L’altro è del 26 luglio 2023 e proviene dalla proprietaria di un’azienda agricola del luogo che «denunciava che “ampie sacche di percolato sono ancora presenti” e che parte del letto era stato “ricoperto con terra di riporto”». Affermazioni poi ribadite dal padre della donna, sentito dagli inquirenti: «Dopo circa due/tre giorni, il percolato rimasto è stato aspirato e caricato su alcuni camion a cura della ditta. A tal punto, gli operai lì presenti hanno preso il terreno dall’argine e lo hanno riversato nel letto del torrente per coprire la parte interessata dal passaggio del percolato. (…) Preciso inoltre che quel giorno, quando mi sono recato sul posto, ho trovato un escavatore che prelevava il terreno dall’argine e lo riversava nel torrente Patia. Mi veniva in particolare riferito che tale azione veniva eseguita per far asciugare velocemente il terreno su cui è passato il percolato e che successivamente questo terreno sarebbe stato tolto e portato via. Ma di questo io non ho visto nulla (…)».
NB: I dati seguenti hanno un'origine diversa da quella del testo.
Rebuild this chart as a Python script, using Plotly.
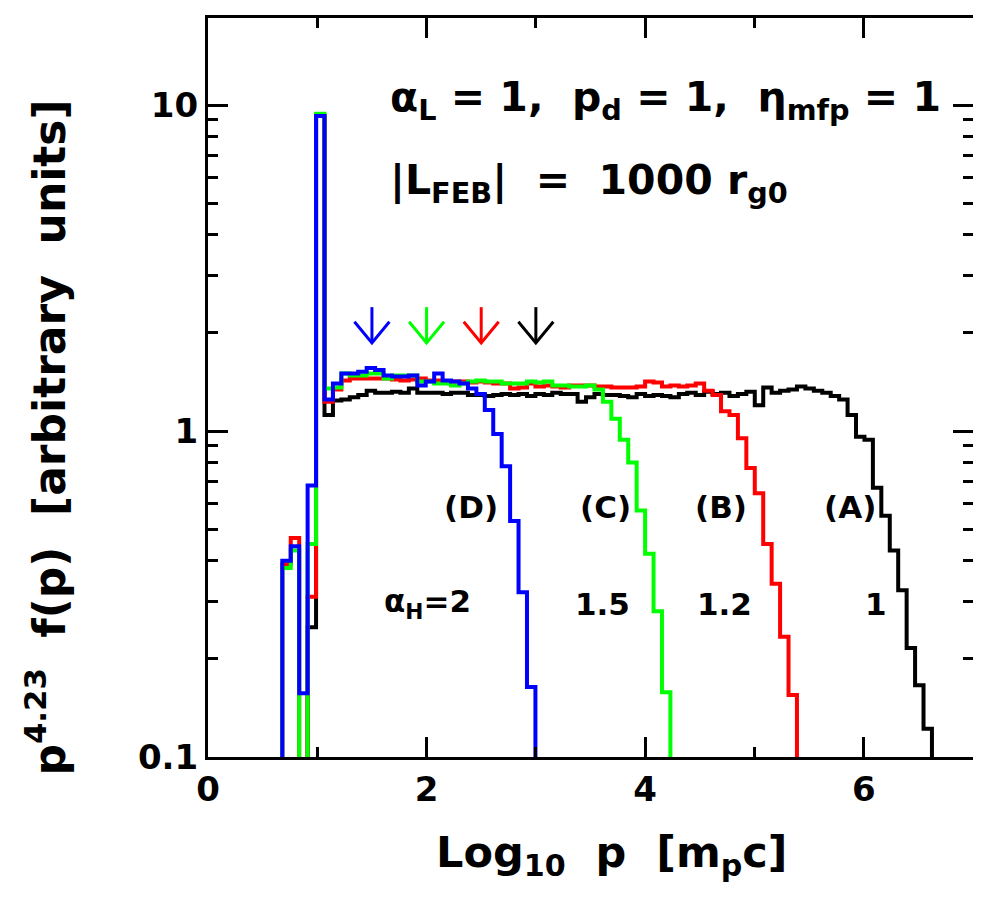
import numpy as np
import plotly.graph_objects as go

# bin grid in Log10 p (shared by all runs)
bin_start = 0.680
bin_width = 0.0772

# p^4.23 f(p) per bin, 0 = empty bin
spec_A = [0, 0, 0, 0.25, 9.25,
          1.12, 1.24, 1.25, 1.27, 1.29, 1.33, 1.31, 1.31, 1.32, 1.31,
          1.35, 1.31, 1.31, 1.31, 1.30, 1.31, 1.31, 1.29, 1.29, 1.28,
          1.29, 1.30, 1.29, 1.30, 1.28, 1.30, 1.29, 1.31, 1.30, 1.30,
          1.23, 1.27, 1.30, 1.29, 1.29, 1.28, 1.27, 1.30, 1.28, 1.29,
          1.28, 1.27, 1.30, 1.31, 1.29, 1.32, 1.30, 1.31, 1.28, 1.30,
          1.32, 1.20, 1.36, 1.31, 1.33, 1.34, 1.37, 1.35, 1.33, 1.31,
          1.28, 1.25, 1.12, 0.96, 0.94, 0.67, 0.55, 0.43, 0.325, 0.216,
          0.166, 0.122]
spec_B = [0.39, 0.47, 0, 0.31, 9.25,
          1.23, 1.34, 1.43, 1.45, 1.45, 1.45, 1.45, 1.45, 1.44, 1.43,
          1.44, 1.45, 1.43, 1.43, 1.42, 1.42, 1.42, 1.41, 1.42, 1.41,
          1.40, 1.40, 1.35, 1.36, 1.40, 1.37, 1.38, 1.37, 1.36, 1.38,
          1.38, 1.38, 1.37, 1.37, 1.36, 1.36, 1.36, 1.37, 1.42, 1.41,
          1.37, 1.38, 1.37, 1.38, 1.40, 1.33, 1.29, 1.15, 1.12, 0.95,
          0.77, 0.644, 0.45, 0.34, 0.234, 0.155]
spec_C = [0.38, 0.43, 0, 0.45, 9.4,
          1.35, 1.36, 1.50, 1.48, 1.48, 1.50, 1.50, 1.45, 1.48, 1.48,
          1.48, 1.42, 1.42, 1.40, 1.40, 1.38, 1.40, 1.42, 1.43, 1.42,
          1.42, 1.40, 1.40, 1.40, 1.42, 1.41, 1.42, 1.38, 1.38, 1.37,
          1.37, 1.38, 1.34, 1.23, 1.09, 0.94, 0.80, 0.57, 0.42, 0.28,
          0.158]
spec_D = [0.40, 0.443, 0.157, 0.68, 9.25,
          1.25, 1.40, 1.50, 1.50, 1.52, 1.56, 1.54, 1.48, 1.47, 1.47,
          1.48, 1.38, 1.42, 1.50, 1.43, 1.42, 1.40, 1.35, 1.30, 1.16,
          0.98, 0.78, 0.53, 0.32, 0.164]

series_names = ["(A)", "(B)", "(C)", "(D)"]
series_colors = ["black", "#ff0000", "#00ff00", "#0000ff"]
alpha_H = ["1", "1.2", "1.5", "2"]

# arrows mark Log10 p for each run
arrow_x = [3.0, 2.5, 2.0, 1.5]

text_color = "black"
font_family = "DejaVu Sans"


def step_trace(values, color):
    n = len(values)
    edges = bin_start + bin_width * np.arange(n + 1)
    y = [v if v > 0 else 1e-3 for v in values]
    xs = np.concatenate([[edges[0]], edges, [edges[-1]]])
    ys = [1e-3] + y + [y[-1], 1e-3]
    return go.Scatter(x=xs, y=ys, mode="lines", line_shape="hv",
                      line=dict(color=color, width=4), showlegend=False,
                      hoverinfo="skip")


fig = go.Figure()
for vals, col in zip([spec_A, spec_B, spec_C, spec_D], series_colors):
    fig.add_trace(step_trace(vals, col))

# open "V" arrows
tip = 10 ** 0.27
top = 10 ** 0.38
wing = 10 ** 0.335
for ax_, col in zip(arrow_x, series_colors):
    fig.add_trace(go.Scatter(
        x=[ax_, ax_, None, ax_ - 0.16, ax_, ax_ + 0.16],
        y=[top, tip, None, wing, tip, wing],
        mode="lines", line=dict(color=col, width=3),
        showlegend=False, hoverinfo="skip"))


def bold(size):
    return dict(family=font_family, size=size, color=text_color, weight="bold")


annots = [
    dict(x=1.65, y=1.015, xanchor="left", font=bold(41),
         text="α<sub>L</sub> = 1,  p<sub>d</sub> = 1,  η<sub>mfp</sub> = 1"),
    dict(x=1.65, y=0.761, xanchor="left", font=bold(41),
         text="|L<sub>FEB</sub>|  =  1000 r<sub>g0</sub>"),
]
label_x = [5.87, 4.69, 3.64, 2.41]
ah_x = [6.11, 4.73, 3.61, 2.01]
for name, lx in zip(series_names, label_x):
    annots.append(dict(x=lx, y=-0.233, xanchor="center", text=name, font=bold(31)))
for i, (a, hx) in enumerate(zip(alpha_H, ah_x)):
    t = "α<sub>H</sub>=" + a if i == 3 else a
    annots.append(dict(x=hx, y=-0.53, xanchor="center", text=t, font=bold(31)))
for a in annots:
    a.update(xref="x", yref="y", showarrow=False, yanchor="middle")

# axis titles
annots.append(dict(xref="paper", yref="paper", x=0.527, y=-0.133,
                   xanchor="center", yanchor="middle", showarrow=False,
                   font=bold(43),
                   text="Log<sub>10</sub>  p  [m<sub>p</sub>c]"))
annots.append(dict(xref="paper", yref="paper", x=-0.212, y=0.432,
                   xanchor="center", yanchor="middle", showarrow=False,
                   textangle=-90, font=bold(44),
                   text="p<sup>4.23</sup>  f(p)  [arbitrary  units]"))

fig.update_layout(
    width=973, height=893,
    plot_bgcolor="white", paper_bgcolor="white",
    margin=dict(l=200, r=5, t=10, b=144),
    annotations=annots,
    xaxis=dict(
        range=[0, 7], tickvals=[0, 2, 4, 6],
        ticks="inside", ticklen=20, tickwidth=3, tickcolor="black",
        showline=True, linewidth=3, linecolor="black", mirror="allticks",
        showgrid=False, zeroline=False,
        tickfont=bold(34),
        minor=dict(tickvals=[1, 3, 5], ticks="inside", ticklen=10,
                   tickwidth=3, tickcolor="black", showgrid=False),
    ),
    yaxis=dict(
        type="log", range=[-1, 1.267], tickvals=[0.1, 1, 10],
        ticktext=["0.1", "1", "10"],
        ticks="inside", ticklen=20, tickwidth=3, tickcolor="black",
        showline=True, linewidth=3, linecolor="black", mirror="allticks",
        showgrid=False, zeroline=False,
        tickfont=bold(34),
        minor=dict(tickvals=[0.2, 0.3, 0.4, 0.5, 0.6, 0.7, 0.8, 0.9,
                             2, 3, 4, 5, 6, 7, 8, 9],
                   ticks="inside", ticklen=10, tickwidth=3,
                   tickcolor="black", showgrid=False),
    ),
)

fig.write_html("out.html")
Le immagini di videosorveglianza
Inoltre, riporta il gip, le immagini di videosorveglianza acquisite dai Forestali avrebbero documentato «l’evidente impiego di terreno vegetale quale materiale assorbente riversato all’interno del piazzale con lo scopo di assorbire e raccogliere il percolato fuoriuscito dall’invaso della discarica, ed il successivo spandimento del terreno immediatamente al di fuori dell’impianto attraverso una pala meccanica».
«Altre immagini – scrive ancora il gip – documentano le attività eseguite mediante la pala meccanica, denotandosi la presenza del percolato che viene mescolato a terreno e poi trascinato fuori dall’impianto».
Conclude il giudice per le indagini preliminari: «Se ne desume (…) che in luogo dell’aspirazione del percolato finalizzato al successivo avvio allo smaltimento, la società, con l’ausilio dei mezzi dei f.lli Fuoco, eseguiva un’attività di miscelazione del terreno prelevato nei pressi dell’impianto con il percolato, per poi condurre detto amalgama al di fuori della discarica, risistemandolo nell’argine del torrente».